The effects of the credit crunch dominated global economics and government policies for the majority of the last ten years. Central banks across the world supported the financial system via massive levels of Quantitative Easing (QE), and interest rates have been at record lows for far longer than could have ever have been expected before the crisis.
For most of the decade, growth around the world has been sporadic, unsynchronised, and generally low. However, the global financial system has now mostly dealt with the effects of the credit crunch, and the major countries of the world are growing healthily in lock-step.
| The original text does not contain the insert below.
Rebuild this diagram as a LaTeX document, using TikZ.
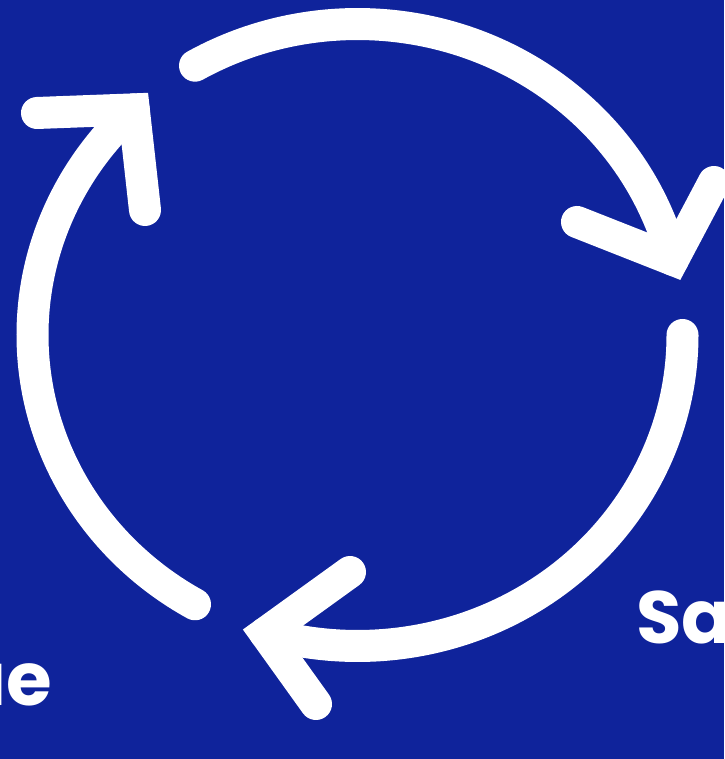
\documentclass[tikz,border=0pt]{standalone}
\usepackage{fontspec}
\setmainfont{Poppins}
\definecolor{bgblue}{RGB}{15,35,155}
\begin{document}
\begin{tikzpicture}[x=1pt,y=1pt,
  ring/.style={draw=white,line width=32pt,line cap=round,line join=miter},
  label/.style={text=white,font=\fontsize{74}{74}\selectfont\bfseries,inner sep=0pt}]
\useasboundingbox (0,0) rectangle (724,759);
\clip (0,0) rectangle (724,759);
\fill[bgblue] (0,0) rectangle (724,759);
% arc 1 (top) with arrowhead on the right
\draw[ring] (195,693.3) coordinate (s1) arc[start angle=120,end angle=14,x radius=325,y radius=311] coordinate (t1);
\coordinate (a1) at (577,537);
\coordinate (b1) at (714,577);
\draw[ring] (a1) -- (t1) -- (b1);
% arc 2 (right/bottom) with arrowhead at bottom left
\draw[ring] (682.5,424) coordinate (s2) arc[start angle=0,end angle=-106.5,x radius=325,y radius=311] coordinate (t2);
\coordinate (a2) at (350,187);
\coordinate (b2) at (316,55);
\draw[ring] (a2) -- (t2) -- (b2);
% arc 3 (left) with arrowhead at top left
\draw[ring] (195,154.7) coordinate (s3) arc[start angle=240,end angle=133.5,x radius=325,y radius=311] coordinate (t3);
\coordinate (a3) at (37,646);
\coordinate (b3) at (145,549);
\draw[ring] (a3) -- (t3) -- (b3);
% labels
\node[label,anchor=base west] (sa) at (636,115) {Sa};
\node[label,anchor=base east] (ue) at (52,53) {ue};
\end{tikzpicture}
\end{document}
After so many years in the doldrums, it is hard to overstate the positive effects of a return to growth.
This positive outlook may help to explain why equity markets have continued to rise over the last few years, and why volatility (often an indicator of investor anxiety) fell to record low levels in October. The optimism must be tempered, however, by the knowledge that equity markets have risen to relatively expensive levels. In addition, QE is being gradually withdrawn, and interest rates are likely to continue to rise as inflationary pressures return to a more ‘normal’ level.
As ever, experience tells us not to stare into the crystal ball and make predictions about the global economy or stock markets in 2018. However, economic conditions are supportive, and the reflationary cycle is likely to be positive for equity markets.
Moreover, multi-national companies will continue to benefit from sources of revenue growth around the globe, such as the expanding middle class in countries such as China and India. These are strong, multi-decade trends, and well positioned companies can grow their revenues year after year at rates which would be considered unachievable in a mature economy. In addition, technological developments will allow innovative companies to reduce costs continually over the next decade, whether by automation or artificial intelligence.
The key to a successful long-term investment strategy is to manage risk across the market cycle in a wide range of environments. Our investment ethos can be defined as a ‘value & quality’ strategy. This strategy means that we prefer companies with strong balance sheets, strong cash flow generation and higher dividends, alongside other factors such as a clear competitive advantage. Studies show that this strategy outperforms in the long run, but should also outperform at this stage in the cycle. Companies with low levels of borrowing (‘unleveraged’ balance sheets) perform well during periods of rising interest rates, given that higher interest costs have a proportionately smaller impact on them relative to leveraged companies.
The bull market we have experienced for the last few years cannot last forever, but, for the above reasons, we are well positioned for current market conditions, and we are cautiously optimistic for 2018.